start
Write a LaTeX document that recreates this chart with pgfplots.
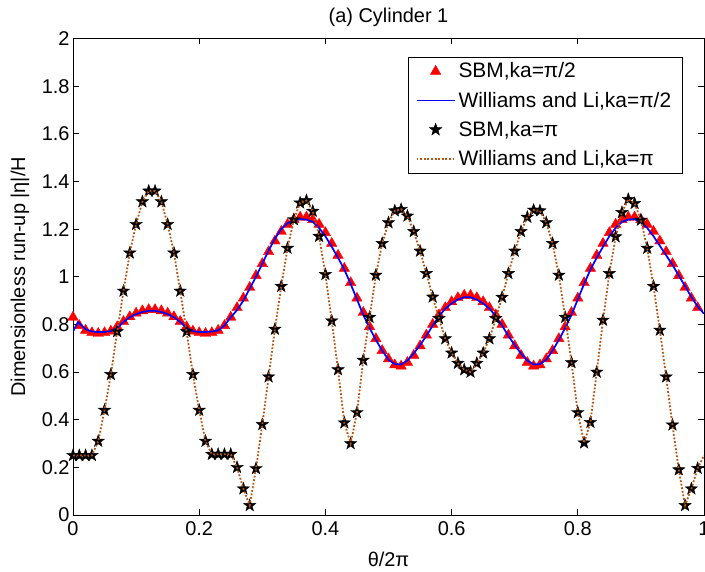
\documentclass[border=0pt]{standalone}
\usepackage{fontspec}
\setmainfont{Liberation Sans}
\usepackage{pgfplots}
\pgfplotsset{compat=1.18}
\usepackage{pgfplotstable}

\definecolor{brownline}{RGB}{180,85,20}

\pgfdeclareplotmark{fstar}{%
  \pgfpathmoveto{\pgfpointpolar{90}{\pgfplotmarksize}}%
  \pgfpathlineto{\pgfpointpolar{126}{0.40\pgfplotmarksize}}%
  \pgfpathlineto{\pgfpointpolar{162}{\pgfplotmarksize}}%
  \pgfpathlineto{\pgfpointpolar{198}{0.40\pgfplotmarksize}}%
  \pgfpathlineto{\pgfpointpolar{234}{\pgfplotmarksize}}%
  \pgfpathlineto{\pgfpointpolar{270}{0.40\pgfplotmarksize}}%
  \pgfpathlineto{\pgfpointpolar{306}{\pgfplotmarksize}}%
  \pgfpathlineto{\pgfpointpolar{342}{0.40\pgfplotmarksize}}%
  \pgfpathlineto{\pgfpointpolar{18}{\pgfplotmarksize}}%
  \pgfpathlineto{\pgfpointpolar{54}{0.40\pgfplotmarksize}}%
  \pgfpathclose
  \pgfusepathqfillstroke}

% SBM, ka = pi/2
\pgfplotstableread{
x y
0.00 0.83
0.01 0.795
0.02 0.775
0.03 0.765
0.04 0.762
0.05 0.765
0.06 0.772
0.07 0.79
0.08 0.812
0.09 0.832
0.10 0.847
0.11 0.857
0.12 0.862
0.13 0.862
0.14 0.857
0.15 0.847
0.16 0.832
0.17 0.812
0.18 0.79
0.19 0.772
0.20 0.765
0.21 0.762
0.22 0.765
0.23 0.775
0.24 0.795
0.25 0.83
0.26 0.87
0.27 0.91
0.28 0.955
0.29 1.005
0.30 1.055
0.31 1.105
0.32 1.15
0.33 1.19
0.34 1.22
0.35 1.24
0.36 1.25
0.37 1.25
0.38 1.24
0.39 1.22
0.40 1.185
0.41 1.14
0.42 1.09
0.43 1.035
0.44 0.975
0.45 0.91
0.46 0.85
0.47 0.79
0.48 0.74
0.49 0.69
0.50 0.655
0.51 0.63
0.52 0.625
0.53 0.64
0.54 0.67
0.55 0.71
0.56 0.755
0.57 0.80
0.58 0.84
0.59 0.87
0.60 0.895
0.61 0.912
0.62 0.922
0.63 0.922
0.64 0.912
0.65 0.895
0.66 0.87
0.67 0.84
0.68 0.80
0.69 0.755
0.70 0.71
0.71 0.67
0.72 0.64
0.73 0.625
0.74 0.63
0.75 0.655
0.76 0.69
0.77 0.74
0.78 0.79
0.79 0.85
0.80 0.91
0.81 0.975
0.82 1.035
0.83 1.09
0.84 1.14
0.85 1.185
0.86 1.22
0.87 1.24
0.88 1.25
0.89 1.25
0.90 1.24
0.91 1.22
0.92 1.19
0.93 1.15
0.94 1.105
0.95 1.055
0.96 1.005
0.97 0.955
0.98 0.91
0.99 0.87
}\sbmhalf

% Williams and Li, ka = pi/2
\pgfplotstableread{
x y
0.000 0.77
0.008 0.81
0.02 0.78
0.03 0.77
0.04 0.768
0.05 0.768
0.06 0.772
0.07 0.785
0.08 0.81
0.09 0.83
0.10 0.843
0.11 0.852
0.12 0.857
0.13 0.857
0.14 0.852
0.15 0.843
0.16 0.83
0.17 0.81
0.18 0.785
0.19 0.772
0.20 0.768
0.21 0.768
0.22 0.77
0.23 0.775
0.24 0.795
0.25 0.83
0.26 0.86
0.27 0.90
0.28 0.95
0.29 1.00
0.30 1.055
0.31 1.11
0.32 1.16
0.33 1.20
0.34 1.225
0.35 1.237
0.36 1.242
0.37 1.24
0.38 1.23
0.39 1.205
0.40 1.17
0.41 1.126
0.42 1.08
0.43 1.03
0.44 0.97
0.45 0.905
0.46 0.84
0.47 0.785
0.48 0.735
0.49 0.69
0.50 0.652
0.51 0.633
0.52 0.632
0.53 0.648
0.54 0.678
0.55 0.713
0.56 0.752
0.57 0.795
0.58 0.835
0.59 0.866
0.60 0.888
0.61 0.904
0.62 0.914
0.63 0.914
0.64 0.904
0.65 0.888
0.66 0.866
0.67 0.835
0.68 0.795
0.69 0.752
0.70 0.713
0.71 0.678
0.72 0.648
0.73 0.632
0.74 0.633
0.75 0.652
0.76 0.69
0.77 0.735
0.78 0.785
0.79 0.84
0.80 0.905
0.81 0.97
0.82 1.03
0.83 1.08
0.84 1.126
0.85 1.17
0.86 1.205
0.87 1.23
0.88 1.24
0.89 1.242
0.90 1.228
0.91 1.205
0.92 1.17
0.93 1.13
0.94 1.09
0.95 1.05
0.96 1.005
0.97 0.96
0.98 0.915
0.99 0.875
1.00 0.845
}\wlhalf

% SBM, ka = pi
\pgfplotstableread{
x y
0.00 0.25
0.01 0.25
0.02 0.25
0.03 0.25
0.04 0.31
0.05 0.44
0.06 0.59
0.07 0.77
0.08 0.94
0.09 1.10
0.10 1.22
0.11 1.315
0.12 1.36
0.13 1.36
0.14 1.315
0.15 1.22
0.16 1.10
0.17 0.94
0.18 0.77
0.19 0.59
0.20 0.44
0.21 0.31
0.22 0.255
0.23 0.255
0.24 0.255
0.25 0.255
0.26 0.20
0.27 0.11
0.28 0.04
0.29 0.195
0.30 0.38
0.31 0.58
0.32 0.78
0.33 0.96
0.34 1.12
0.35 1.24
0.36 1.31
0.37 1.32
0.38 1.275
0.39 1.17
0.40 1.01
0.41 0.815
0.42 0.61
0.43 0.387
0.44 0.30
0.45 0.43
0.46 0.65
0.47 0.83
0.48 1.007
0.49 1.14
0.50 1.227
0.51 1.277
0.52 1.283
0.53 1.255
0.54 1.19
0.55 1.108
0.56 1.014
0.57 0.915
0.58 0.825
0.59 0.74
0.60 0.68
0.61 0.637
0.62 0.61
0.63 0.60
0.64 0.637
0.65 0.68
0.66 0.74
0.67 0.825
0.68 0.914
0.69 1.014
0.70 1.108
0.71 1.19
0.72 1.25
0.73 1.28
0.74 1.277
0.75 1.227
0.76 1.14
0.77 1.007
0.78 0.83
0.79 0.64
0.80 0.43
0.81 0.303
0.82 0.389
0.83 0.60
0.84 0.818
0.85 1.014
0.86 1.168
0.87 1.27
0.88 1.325
0.89 1.308
0.90 1.238
0.91 1.12
0.92 0.96
0.93 0.776
0.94 0.58
0.95 0.378
0.96 0.19
0.97 0.04
0.98 0.11
0.99 0.196
}\sbmpi

% Williams and Li, ka = pi
\pgfplotstableread{
x y
0.00 0.25
0.01 0.25
0.02 0.25
0.03 0.25
0.04 0.31
0.05 0.44
0.06 0.59
0.07 0.77
0.08 0.94
0.09 1.10
0.10 1.22
0.11 1.315
0.12 1.36
0.13 1.36
0.14 1.315
0.15 1.22
0.16 1.10
0.17 0.94
0.18 0.77
0.19 0.59
0.20 0.44
0.21 0.31
0.22 0.255
0.23 0.255
0.24 0.255
0.25 0.255
0.26 0.20
0.27 0.11
0.28 0.04
0.29 0.195
0.30 0.38
0.31 0.58
0.32 0.78
0.33 0.96
0.34 1.12
0.35 1.24
0.36 1.31
0.37 1.32
0.38 1.275
0.39 1.17
0.40 1.01
0.41 0.815
0.42 0.61
0.43 0.387
0.44 0.30
0.45 0.43
0.46 0.65
0.47 0.83
0.48 1.007
0.49 1.14
0.50 1.227
0.51 1.277
0.52 1.283
0.53 1.255
0.54 1.19
0.55 1.108
0.56 1.014
0.57 0.915
0.58 0.825
0.59 0.74
0.60 0.68
0.61 0.637
0.62 0.61
0.63 0.60
0.64 0.637
0.65 0.68
0.66 0.74
0.67 0.825
0.68 0.914
0.69 1.014
0.70 1.108
0.71 1.19
0.72 1.25
0.73 1.28
0.74 1.277
0.75 1.227
0.76 1.14
0.77 1.007
0.78 0.83
0.79 0.64
0.80 0.43
0.81 0.303
0.82 0.389
0.83 0.60
0.84 0.818
0.85 1.014
0.86 1.168
0.87 1.27
0.88 1.325
0.89 1.308
0.90 1.238
0.91 1.12
0.92 0.96
0.93 0.776
0.94 0.58
0.95 0.378
0.96 0.19
0.97 0.04
0.98 0.11
0.99 0.196
1.00 0.25
}\wlpi

\begin{document}
\begin{tikzpicture}[font=\fontsize{20}{24}\selectfont]
\begin{axis}[
  at={(73bp,57bp)}, anchor=south west,
  scale only axis, width=631bp, height=476.5bp,
  xmin=0, xmax=1, ymin=0, ymax=2,
  xtick={0,0.2,0.4,0.6,0.8,1},
  ytick={0,0.2,0.4,0.6,0.8,1,1.2,1.4,1.6,1.8,2},
  /pgf/number format/assume math mode=true,
  tick label style={font=\fontsize{20}{24}\selectfont},
  xticklabel style={yshift=-3bp},
  tick align=inside, major tick length=6bp,
  axis line style={line width=0.8bp},
  every tick/.style={black, line width=0.8bp},
  title={(a) Cylinder 1},
  title style={at={(axis description cs:0.5,1)}, anchor=south, yshift=4bp, inner sep=2bp},
  xlabel={θ/2π},
  xlabel style={at={(axis description cs:0.5,-0.094)}, anchor=center},
  ylabel={Dimensionless run-up |η|/H},
  ylabel style={at={(axis description cs:-0.084,0.5)}, anchor=center},
  clip mode=individual,
  legend cell align=left,
  legend image code/.code={\draw[mark repeat=2,mark phase=2,#1] plot coordinates {(0bp,0bp) (19bp,0bp) (38bp,0bp)};},
  legend style={at={(rel axis cs:0.965,0.962)}, anchor=north east,
    draw=black, fill=white, font=\fontsize{21}{25}\selectfont,
    inner xsep=7.5bp, inner ysep=3bp, row sep=6bp,
    nodes={inner sep=3bp, text depth=0.2em}},
]
\addplot[only marks, mark=triangle*, mark size=6bp, color=red, draw=red, fill=red] table {\sbmhalf};
\addlegendentry{SBM,ka=π/2}
\addplot[color=blue, draw=blue, line width=1.7bp, no marks] table {\wlhalf};
\addlegendentry{Williams and Li,ka=π/2}
\addplot[only marks, mark=fstar, mark size=6.5bp, black, draw=black, fill=black, line width=0.4bp] table {\sbmpi};
\addlegendentry{SBM,ka=π}
\addplot[color=brownline, draw=brownline, line width=1.8bp, dash pattern=on 1.8bp off 1.8bp, no marks] table {\wlpi};
\addlegendentry{Williams and Li,ka=π}
\end{axis}
\pgfresetboundingbox
\path[use as bounding box] (0,0) rectangle (705bp,572bp);
\end{tikzpicture}
\end{document}
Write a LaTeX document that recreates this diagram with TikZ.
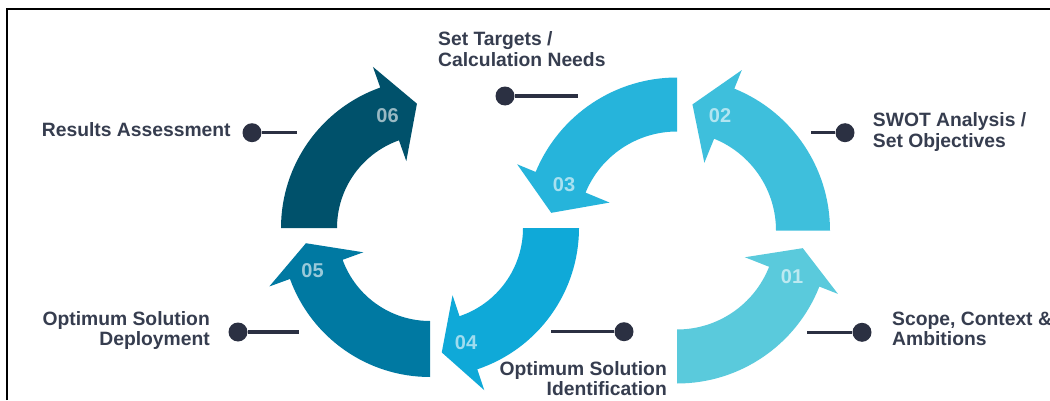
\documentclass[tikz,border=0pt]{standalone}
\usepackage{fontspec}
\setmainfont{Liberation Sans}
\usetikzlibrary{calc}
\definecolor{cOne}{HTML}{5ACADC}
\definecolor{cTwo}{HTML}{3EBFDC}
\definecolor{cThree}{HTML}{26B4DB}
\definecolor{cFour}{HTML}{0FA9D8}
\definecolor{cFive}{HTML}{0079A2}
\definecolor{cSix}{HTML}{00516B}
\definecolor{txtc}{HTML}{363D4F}
\definecolor{linec}{HTML}{2B3042}
\newcommand{\cycarrow}[5]{%
  \fill[#5] ($(#1)+(#2:\arcRo)$) arc[start angle=#2, end angle=#3, radius=\arcRo]
    -- ($(#1)+(#3:\arcRb)$) -- ($(#1)+(#4:\arcRt)$) -- ($(#1)+(#3:\arcrb)$)
    -- ($(#1)+(#3:\arcri)$) arc[start angle=#3, end angle=#2, radius=\arcri] -- cycle;}
\begin{document}
\begin{tikzpicture}[x=1pt,y=1pt,
  lbl/.style={font=\fontsize{19.3}{20}\selectfont\bfseries, text=txtc, inner sep=0pt},
  num/.style={font=\fontsize{20}{20}\selectfont\bfseries, text=white, text opacity=0.6, inner sep=0pt},
  dotn/.style={circle, fill=linec, minimum size=19pt, inner sep=0pt},
  conn/.style={draw=linec, line width=3.5pt}]
\useasboundingbox (0,0) rectangle (1050,400);
\fill[white] (0,0) rectangle (1050,400);
\draw[line width=2pt] (7,0) -- (7,391) -- (1052,391);

\coordinate (CL) at (430,172);
\coordinate (CR) at (677,169.5);

% left circle
\def\arcRo{149pt}\def\arcri{93pt}\def\arcRb{171pt}\def\arcrb{71pt}\def\arcRt{125pt}
\cycarrow{CL}{180}{109.5}{96}{cSix}
\cycarrow{CL}{270}{200}{187}{cFive}
\cycarrow{CL}{0}{-71.5}{-84.6}{cFour}
% right circle
\def\arcRo{153pt}\def\arcri{99pt}\def\arcRb{173pt}\def\arcrb{73pt}\def\arcRt{127pt}
\cycarrow{CR}{90}{157.5}{172}{cThree}
\cycarrow{CR}{0}{68}{83}{cTwo}
\cycarrow{CR}{-90}{-21.5}{-8}{cOne}

% numbers
\node[num] (n06) at (387.5,284.2) {06};
\node[num] (n05) at (312.5,129.5) {05};
\node[num] (n04) at (466,57.5) {04};
\node[num] (n03) at (564,215.3) {03};
\node[num] (n02) at (720,284.2) {02};
\node[num] (n01) at (792,123.7) {01};

% labels
\node[lbl, anchor=base west] (l3a) at (438,354.5) {Set Targets /};
\node[lbl, anchor=base west] (l3b) at (438,334) {Calculation Needs};
\node[lbl, anchor=base west] (l6) at (41.7,263.3) {Results Assessment};
\node[lbl, anchor=base west] (l2a) at (872.7,273.3) {SWOT Analysis /};
\node[lbl, anchor=base west] (l2b) at (872.7,253) {Set Objectives};
\node[lbl, anchor=base east] (l5a) at (210,74.5) {Optimum Solution};
\node[lbl, anchor=base east] (l5b) at (210,54.5) {Deployment};
\node[lbl, anchor=base east] (l4a) at (667,25) {Optimum Solution};
\node[lbl, anchor=base east] (l4b) at (667,5) {Identification};
\node[lbl, anchor=base west] (l1a) at (892,75) {Scope, Context \&};
\node[lbl, anchor=base west] (l1b) at (892,55) {Ambitions};

% connectors
\node[dotn] (d6) at (252,267.3) {};
\coordinate (e6) at (297,267.3);
\draw[conn] (d6) -- (e6);
\node[dotn] (d3) at (505,304) {};
\coordinate (e3) at (578,304);
\draw[conn] (d3) -- (e3);
\node[dotn] (d2) at (845,267.3) {};
\coordinate (e2) at (811,267.3);
\draw[conn] (d2) -- (e2);
\node[dotn] (d5) at (238,68) {};
\coordinate (e5) at (299,68);
\draw[conn] (d5) -- (e5);
\node[dotn] (d4) at (624,68.3) {};
\coordinate (e4) at (551,68.3);
\draw[conn] (d4) -- (e4);
\node[dotn] (d1) at (862,67.7) {};
\coordinate (e1) at (807,67.7);
\draw[conn] (d1) -- (e1);
\end{tikzpicture}
\end{document}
end
Omit all pictures, and reproduce exactly the lines from the one holding "Write a LaTeX document that recreates this diagram" through the one holding "(CR) at (677,169.5);", both included.

**Response to this exercise**
Write a LaTeX document that recreates this diagram with TikZ.
\documentclass[tikz,border=0pt]{standalone}
\usepackage{fontspec}
\setmainfont{Liberation Sans}
\usetikzlibrary{calc}
\definecolor{cOne}{HTML}{5ACADC}
\definecolor{cTwo}{HTML}{3EBFDC}
\definecolor{cThree}{HTML}{26B4DB}
\definecolor{cFour}{HTML}{0FA9D8}
\definecolor{cFive}{HTML}{0079A2}
\definecolor{cSix}{HTML}{00516B}
\definecolor{txtc}{HTML}{363D4F}
\definecolor{linec}{HTML}{2B3042}
\newcommand{\cycarrow}[5]{%
  \fill[#5] ($(#1)+(#2:\arcRo)$) arc[start angle=#2, end angle=#3, radius=\arcRo]
    -- ($(#1)+(#3:\arcRb)$) -- ($(#1)+(#4:\arcRt)$) -- ($(#1)+(#3:\arcrb)$)
    -- ($(#1)+(#3:\arcri)$) arc[start angle=#3, end angle=#2, radius=\arcri] -- cycle;}
\begin{document}
\begin{tikzpicture}[x=1pt,y=1pt,
  lbl/.style={font=\fontsize{19.3}{20}\selectfont\bfseries, text=txtc, inner sep=0pt},
  num/.style={font=\fontsize{20}{20}\selectfont\bfseries, text=white, text opacity=0.6, inner sep=0pt},
  dotn/.style={circle, fill=linec, minimum size=19pt, inner sep=0pt},
  conn/.style={draw=linec, line width=3.5pt}]
\useasboundingbox (0,0) rectangle (1050,400);
\fill[white] (0,0) rectangle (1050,400);
\draw[line width=2pt] (7,0) -- (7,391) -- (1052,391);

\coordinate (CL) at (430,172);
\coordinate (CR) at (677,169.5);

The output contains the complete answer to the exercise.